The Pope sounds exactly like our Founding fathers....the need to believe our rights come from the Creator, and for all the Founders, virtue was synonymous with happiness—you can’t have happiness without virtue—not possible.
The Catholic Church aligned their beliefs to Natural Law through the brilliance of Thomas Aquinas which is the foundation of all our laws and rights.
Things which are against Natural Law can NOT be sanctioned—it is understood that laws that go against Natural Law are unjust. Progressives lie and say that Natural Law can “evolve” just like the Constitution.
Most atheists are not overly concerned with what other people believe, and mostly just want to be left alone without having someone try to shove religion down their throat. As an atheist I’ve never had a problem with most religious folks, other than a few truly offensive ones, and never felt any particular desire to try to talk other people out of their faith. Unlike a lot of people on this forum, I don’t lump all religious people in with the relatively few who are truly aggressive or offensive. Not that we get much respect from a lot of those people, who would rather judge people by what they claim to believe than by their actions.

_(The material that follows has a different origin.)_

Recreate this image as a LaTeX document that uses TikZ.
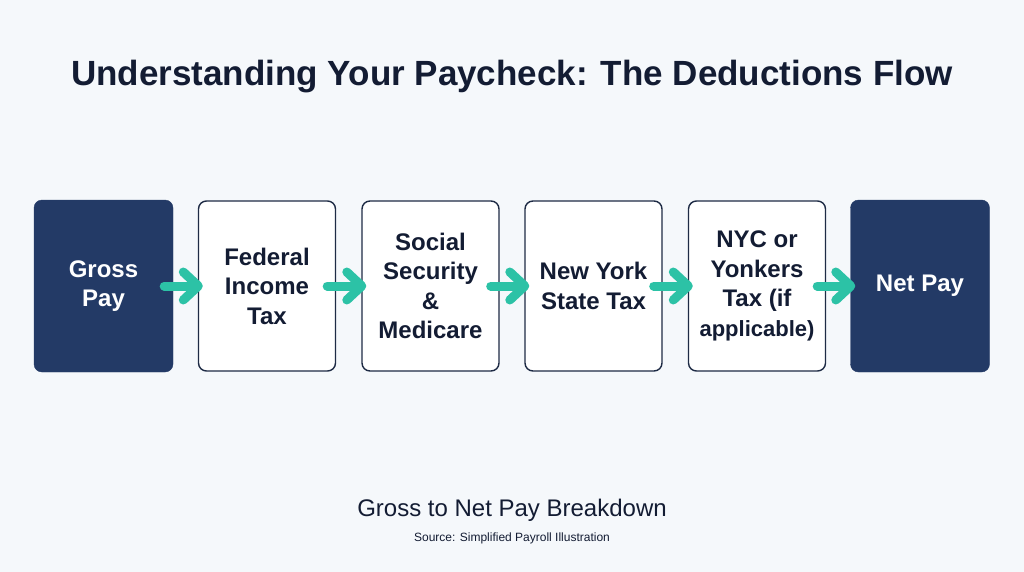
\documentclass[tikz,border=0pt]{standalone}
\usepackage{fontspec}
\setmainfont{Liberation Sans}
\usetikzlibrary{arrows.meta}

\definecolor{pagebg}{HTML}{F5F8FB}
\definecolor{navyfill}{HTML}{233A66}
\definecolor{navyline}{HTML}{1E2B45}
\definecolor{inkdark}{HTML}{131C33}
\definecolor{flowteal}{HTML}{2CC2A6}

\tikzset{
	darkstep/.style={draw=navyfill, fill=navyfill, rounded corners=8pt, minimum width=139pt,
		minimum height=172pt, align=center, text=white, font=\fontsize{24}{29.5}\selectfont\bfseries},
	lightstep/.style={draw=navyline, fill=white, line width=1.4pt, rounded corners=8pt, minimum width=137pt,
		minimum height=170pt, align=center, text=inkdark, font=\fontsize{24}{29.5}\selectfont\bfseries},
	flowarrow/.style={draw=flowteal, line width=9pt, line cap=round,
		-{Straight Barb[length=15pt, width=28pt, line cap=round, line join=round]}}
}

\begin{document}
\begin{tikzpicture}[x=1pt, y=-1pt]
	
	%Page
	\fill[pagebg] (0,0) rectangle (1024,572);
	\useasboundingbox (0,0) rectangle (1024,572);
	
	%Title
	\node (title) at (512,77) [text=inkdark, font=\fontsize{35}{40}\selectfont\bfseries]{Understanding Your Paycheck: The Deductions Flow};
	
	%First block
	\node (gross) at (103.5,286) [darkstep]{Gross\\Pay};
	
	%Second block
	\node (federal) at (267,286) [lightstep]{Federal\\Income\\Tax};
	
	%Third block
	\node (social) at (430.5,286) [lightstep]{Social\\Security\\\&\\Medicare};
	
	%Fourth block
	\node (state) at (593.5,286) [lightstep]{New York\\State Tax};
	
	%Fifth block
	\node (city) at (757,286) [lightstep]{NYC or\\Yonkers\\Tax (if\\{\fontsize{22}{26}\selectfont applicable)}};
	
	%Sixth block
	\node (net) at (920,286) [darkstep]{Net Pay};
	
	%Arrows between the blocks
	\draw[flowarrow] ([xshift=-9pt]gross.east) -- ([xshift=5pt]federal.west);
	\draw[flowarrow] ([xshift=-9pt]federal.east) -- ([xshift=5pt]social.west);
	\draw[flowarrow] ([xshift=-9pt]social.east) -- ([xshift=5pt]state.west);
	\draw[flowarrow] ([xshift=-9pt]state.east) -- ([xshift=5pt]city.west);
	\draw[flowarrow] ([xshift=-9pt]city.east) -- ([xshift=5pt]net.west);
	
	%Caption
	\node (caption) at (512,510) [text=inkdark, font=\fontsize{24}{28}\selectfont]{Gross to Net Pay Breakdown};
	\node (source) at (512,538) [text=inkdark, font=\fontsize{12}{14}\selectfont]{Source: Simplified Payroll Illustration};
	
\end{tikzpicture}
\end{document}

That Hitler had "issues" is beyond dispute but madman is a dangerously dismissive term used to describe a man who came very close to winning the war.
Absolutely. But the Pope is talking to us in the UK, and (like a gracious guest) is commending our part in the fight against the Nazis.
If he'd been visiting Finland, I guess he would have used the USSR as an example instead.
I hear you, and it is indeed profoundly dangerous to dismiss madmen. Some form of madnesses do not reduce a man’s power to do evil: rather they enhance them.
Hitler was (debatably) a paranoiac monomaniac who ruthlessly gained control of the German War Machine.
His madness made him more dangerous and capable. Whereas if he had believed he was a goldfish, he wouldn’t have been dangerous.
We can see this again today. Ahmadinejad is Hitler’s heir: a genocidal realist, paranoid and monomaniac. Is he safer because he is monomanically focused on destroying the Jews? Is he less able to do evil because he is a ‘magical’ thinker who believes that he is the central figure of Islamic prophecy?
Indeed not. We recognize that both men were less than men in certain ways: e.g. their reduced insight. But they possess (or possessed) the very qualities that make a man dangerous in war - and pitiable in peace.
Well written post. Thanks.
Well said as usual.
What did he say about Fundamentalist Muslims?